Au Nord de la Libye, les habitants de cette ville, jugée proche du régime, vivent désormais au milieu des ruines, et subissent le ralentissement économique de plein fouet.
Un groupe d’hommes est assis sur un grand tapis rouge pour rompre le jeûne. Au loin, on voit la mer. Autour d’eux, des bâtiments gris complètement en ruine. Ce jour là à Syrte, les habitants partagent l’iftar à cet endroit pour envoyer un message aux autorités locales et nationales : il reste des dépouilles sous les ruines, et les bâtiments détruits entre 2011 et 2015 n’ont toujours pas été déblayés.
Ancien fief de Mouammar Kadhafi, la ville de Syrte sur la côte Nord, à 500 kilomètres à l’Est de Tripoli, a connu deux principaux conflits depuis le début de la crise libyenne. D’abord en 2011, les bombardements de la coalition de l’OTAN. Puis à l’été 2016, les forces de Misrata, soutenues par le gouvernement de Tripoli, lancent une offensive de huit mois contre l’organisation de l’Etat islamique qui s’était emparée de la ville.
« Ce qui est frappant ? La ville est très sombre, l’éclairage public a été détruit » explique M’hamed, un étudiant de 22 ans qui souligne aussi l’étendue des dégâts matériels. Selon plusieurs habitants, plus de 2 000 familles de la ville sont désormais sans-abris. En 2013, les autorités ont bien dédommagé celles dont les maisons avaient été détruites par les frappes aériennes. Cela a redonné du souffle à l’économie de la ville, mais ça n’a pas suffit.

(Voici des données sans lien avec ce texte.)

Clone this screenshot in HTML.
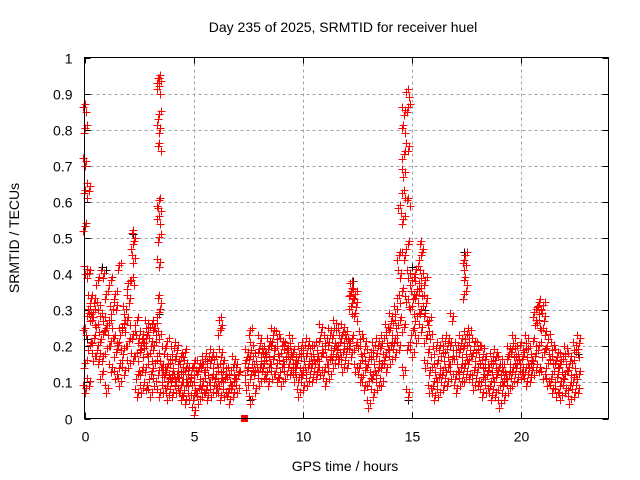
<!DOCTYPE html>
<html><head><meta charset="utf-8"><style>
body{margin:0;background:#fff}
svg{display:block;font-family:"Liberation Sans",sans-serif}
</style></head><body>
<svg id="chart" width="640" height="480" viewBox="0 0 640 480">
<rect width="640" height="480" fill="#fff"/>
<text x="343" y="32" font-size="14" text-anchor="middle">Day 235 of 2025, SRMTID for receiver huel</text>
<text transform="translate(19,238) rotate(-90)" font-size="14" text-anchor="middle">SRMTID / TECUs</text>
<text x="345" y="471" font-size="14" text-anchor="middle">GPS time / hours</text>
<g id="grid" shape-rendering="crispEdges"></g><g id="ticks" shape-rendering="crispEdges"></g><g id="black" shape-rendering="crispEdges"></g><g id="red" shape-rendering="crispEdges"></g>
<rect x="84.5" y="57.5" width="524" height="361" fill="none" stroke="#000" stroke-width="1" shape-rendering="crispEdges"/>
</svg>
<script>
const xTicks=[0,5,10,15,20];
const yTicks=[0,0.1,0.2,0.3,0.4,0.5,0.6,0.7,0.8,0.9,1];
const yTickLabels=["0","0.1","0.2","0.3","0.4","0.5","0.6","0.7","0.8","0.9","1"];
const redTimes=[0,0.2,0.4,0.6,0.8,1.0,1.2,1.4,1.6,1.8,2.0,2.2,2.4,2.6,2.8,3.0,3.2,3.4,3.6,3.8,4.0,4.2,4.4,4.6,4.8,5.0,5.2,5.4,5.6,5.8,6.0,6.2,6.4,6.6,6.8,7.0,7.4,7.6,7.8,8.0,8.2,8.4,8.6,8.8,9.0,9.2,9.4,9.6,9.8,10.0,10.2,10.4,10.6,10.8,11.0,11.2,11.4,11.6,11.8,12.0,12.2,12.4,12.6,12.8,13.0,13.2,13.4,13.6,13.8,14.0,14.2,14.4,14.6,14.8,15.0,15.2,15.4,15.6,15.8,16.0,16.2,16.4,16.6,16.8,17.0,17.2,17.4,17.6,17.8,18.0,18.2,18.4,18.6,18.8,19.0,19.2,19.4,19.6,19.8,20.0,20.2,20.4,20.6,20.8,21.0,21.2,21.4,21.6,21.8,22.0,22.2,22.4,22.6];
const redValues=[
[.08,.15,.24,.41,.53,.62,.71,.80,.86],[.10,.20,.28,.33,.40,.30,.64],[.17,.22,.27,.33,.29],[.16,.20,.25,.31,.38],[.17,.23,.28,.40,.12],
[.08,.19,.24,.27,.34],[.14,.21,.26,.30,.38],[.12,.18,.22,.31,.34],[.10,.15,.20,.24,.42],[.13,.19,.25,.30,.26],
[.15,.21,.27,.33,.37],[.17,.23,.38,.44,.48,.51],[.07,.12,.17,.22,.27],[.08,.13,.18,.23,.20],[.09,.14,.19,.26,.22],
[.07,.12,.17,.21,.25],[.10,.15,.24,.26,.20],[.07,.13,.17,.23,.29,.33,.43,.50,.55,.57,.60,.75,.80,.84,.91,.93,.94],
[.08,.11,.14,.19,.13],[.06,.10,.13,.16,.21],[.07,.11,.15,.19,.12],[.08,.12,.16,.20,.10],[.06,.09,.11,.14,.17],
[.05,.09,.12,.15,.18],[.06,.10,.13,.11],[.02,.06,.09,.13,.15],[.05,.08,.12,.15],[.07,.10,.14,.16],[.06,.09,.13,.17],
[.07,.11,.15,.18],[.08,.12,.16,.10],[.06,.10,.14,.18,.24,.27],[.07,.11,.15,.12],[.05,.08,.11,.13],[.07,.10,.13,.16],
[.08,.12,.14],[.09,.13,.15,.18],[.05,.12,.16,.20,.24],[.08,.13,.17,.14],[.10,.14,.18,.22],[.12,.15,.19,.17],
[.10,.14,.18,.21],[.12,.16,.20,.24],[.11,.15,.19,.23],[.10,.14,.17,.21],[.12,.16,.20,.18],[.13,.16,.19,.22],
[.11,.15,.18,.14],[.07,.11,.15,.19],[.09,.13,.17,.20],[.10,.14,.17,.21],[.11,.15,.19,.16],[.12,.16,.20,.14],
[.13,.17,.21,.25],[.10,.14,.18,.22],[.12,.16,.20,.24],[.15,.19,.22,.26],[.16,.20,.24,.18],[.14,.18,.22,.25],
[.15,.19,.23,.21],[.18,.22,.30,.33,.35,.37],[.14,.20,.28,.32,.34],[.11,.15,.19,.23],[.09,.13,.17,.21],
[.04,.10,.14,.18],[.07,.12,.16,.20],[.09,.13,.17,.21],[.10,.15,.19,.22],[.14,.18,.22,.25],[.16,.20,.24,.28],
[.18,.22,.26,.30],[.20,.27,.33,.40,.45,.58],[.13,.25,.35,.45,.55,.62,.68,.73,.80,.85],[.07,.20,.32,.40,.48,.60,.75,.86,.90],
[.18,.24,.30,.34,.38],[.22,.28,.33,.37,.41],[.25,.30,.35,.40,.45,.48],[.15,.22,.28,.33,.38],[.08,.13,.18,.23,.27],
[.06,.10,.14,.19],[.07,.11,.15,.20],[.09,.13,.17,.21],[.10,.14,.18,.22],[.12,.16,.20,.28],[.08,.12,.16,.20],
[.10,.14,.18,.22],[.11,.15,.19,.23,.34,.38,.42,.45],[.12,.16,.20,.24],[.09,.13,.17,.21],[.10,.14,.18,.20],
[.07,.11,.15,.19],[.08,.12,.16,.13],[.06,.10,.14,.17],[.07,.11,.15,.18],[.04,.09,.13,.16],[.06,.10,.14,.12],
[.08,.12,.16,.19],[.10,.14,.18,.22],[.11,.15,.19,.16],[.12,.16,.20,.14],[.10,.14,.18,.22],[.11,.15,.19,.13],
[.13,.17,.21,.27,.29],[.14,.20,.26,.30,.32],[.12,.18,.24,.28,.31],[.10,.15,.19,.23],[.08,.12,.16,.20],
[.07,.11,.15,.18],[.06,.10,.14,.17],[.08,.12,.16,.19],[.05,.09,.13,.17],[.07,.11,.15,.20],[.08,.12,.18,.22]];
const blackTimes=[0.1,0.8,1.0,2.2,3.4,7.6,12.3,14.8,15.0,15.6,17.4,22.6];
const blackValues=[.22,.42,.41,.51,.29,.05,.38,.05,.42,.30,.46,.18];
const markerTimes=[7.3];
const markerValues=[0];

const X0=84.5,X1=608.5,Y0=418.5,Y1=57.5,XMAX=24,YMAX=1;
const sx=t=>X0+(X1-X0)*t/XMAX;
const sy=v=>Y0-(Y0-Y1)*v/YMAX;
const NS="http://www.w3.org/2000/svg";
function mk(tag,attrs,parent){const e=document.createElementNS(NS,tag);for(const k in attrs)e.setAttribute(k,attrs[k]);parent.appendChild(e);return e;}
const grid=document.getElementById('grid'),ticks=document.getElementById('ticks');
xTicks.forEach(t=>{
  const x=Math.round(sx(t))+0.5;
  if(t>0){const g=mk('line',{x1:x,x2:x,y1:Y1,y2:Y0,stroke:'#a0a0a0','stroke-dasharray':'3,3'},grid);
  
  }
  mk('line',{x1:x,x2:x,y1:Y0,y2:Y0-6,stroke:'#000'},ticks);
  mk('line',{x1:x,x2:x,y1:Y1,y2:Y1+6,stroke:'#000'},ticks);
  const l=mk('text',{x:x,y:Y0+23,'font-size':14,'text-anchor':'middle'},ticks);
  l.textContent=String(t);
  
  
});
yTicks.forEach((v,i)=>{
  const y=Math.round(sy(v))+0.5;
  if(v>0&&v<1){const g=mk('line',{x1:X0,x2:X1,y1:y,y2:y,stroke:'#a0a0a0','stroke-dasharray':'3,3'},grid);
  
  }
  mk('line',{x1:X0,x2:X0+6,y1:y,y2:y,stroke:'#000'},ticks);
  mk('line',{x1:X1,x2:X1-6,y1:y,y2:y,stroke:'#000'},ticks);
  const l=mk('text',{x:X0-12,y:y+5,'font-size':14,'text-anchor':'end'},ticks);
  l.textContent=yTickLabels[i];
  
  
});
function plus(t,v,color,parent,name){
  const x=Math.round(sx(t))+0.5,y=Math.round(sy(v))+0.5;
  const p=mk('path',{d:`M${x-4},${y}H${x+4}M${x},${y-4}V${y+4}`,stroke:color,'stroke-width':1,fill:'none'},parent);
  
  
}
const blackG=document.getElementById('black'),redG=document.getElementById('red');
blackTimes.forEach((t,i)=>plus(t,blackValues[i],'#000',blackG,'black-point'));
// each reading is shown as a small cluster of epochs across its 0.2 h bin
const offT=[-0.07,0,0.07];
const offV=[0.012,-0.01,0.004];
redTimes.forEach((t,i)=>redValues[i].forEach((v,j)=>{
  offT.forEach((o,k)=>plus(t+o+(j%2)*0.03,v+offV[(k+j)%3],'#ff0000',redG,'red-point'));
}));
markerTimes.forEach((t,i)=>{
  const r=mk('rect',{x:Math.round(sx(t))-3,y:Math.round(sy(markerValues[i]))-4,width:7,height:7,fill:'#ff0000'},redG);
  
  
});
</script>
</body></html>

« Autrefois, Syrte avait une position de capitale et maintenant c’est une ville mise à l’écart », estime un fonctionnaire de 34 ans. « On pouvait gérer tous nos dossiers administratifs ici, désormais tout est extrêmement centralisé. Pour déposer une demande de passeport, j’ai dû faire 400 kilomètres avec ma famille ». Les habitants vivent mal le déclassement de leur région, mais aussi les reproches d’autres Libyens qui les considèrent comme responsables, car proches du régime. « J’avais l’habitude de voyager quand je voulais, sans réfléchir. Désormais, il faut que je vérifie que la route n’est pas bloquée, qu’il n’y a pas de combat. Le plus grave, c’est la peur d’être arrêté, parce qu’il est écrit sur ma carte d’identité que j’habite à Syrte », raconte M’hamed.
Aya, fille d’un militaire, a vu l’arrivée de l’organisation de l’Etat islamique à Syrte. « On nous a imposé ce qu’ils appelaient des « vêtements islamiques ». Ils ont séparé les femmes des hommes dans les écoles et au travail. Les femmes devaient avoir un accompagnateur pour sortir. Je préférais rester à la maison plutôt que sortir et faire une erreur sans le savoir, parce que s’ils n’aimaient pas ça, ils pouvaient nous arrêter. C’était vraiment effrayant ». La jeune femme part s’installer en Égypte et ne revient que lorsque l’opération militaire des forces de Misrata est terminée. « J’ai fini mes études il y a trois ans, et je n’ai pas trouvé de travail », explique-t-elle. « Le plus grand changement pour nous, c’est qu’on est plus en sécurité. Il y a des gens armés, on peut être attaqués ».
Les banques en manque de liquidité
« Après la libération de la ville de Daesh, les gens ont une forte envie de vivre malgré le fait qu’il n’y a pas de cash dans les banques », raconte un père de famille qui demande à rester anonyme. En 2017, les familles de Syrte n’ont pu faire que six ou sept retraits bancaires. La somme était plafonnée à 700 dinars libyens (environ 440 euros), parfois moins. « Il faut imaginer les difficultés pour les familles dont les maisons ont été détruites et qui doivent payer un loyer ».
Des associations et des collectifs tentent de s’organiser. Pour améliorer l’aspect de la ville, des bénévoles réhabilitent le système de distribution d’eau des jardins publics. Pour l’hôpital, un médecin a récolté des dons pour le service de dialyse. Pour les plus démunis, plusieurs organisations de jeunes ont organisé la distribution des paniers de provisions pour le Ramadan. « C’est un changement significatif. Avant 2011, la société civile était peu visible car tout le monde dépendait de l’État. Maintenant, il n’y a plus d’État », explique un ingénieur qui a depuis quitté la ville.
Les habitants suivent-ils pour autant les négociations politiques à Tripoli ? « Notre ville est très mal représentée au Parlement », soupire le fonctionnaire. « Quant à la communauté internationale, j’imagine que notre sort ne l’intéresse pas puisque c’est elle qui a provoqué la situation dans laquelle nous sommes aujourd’hui ».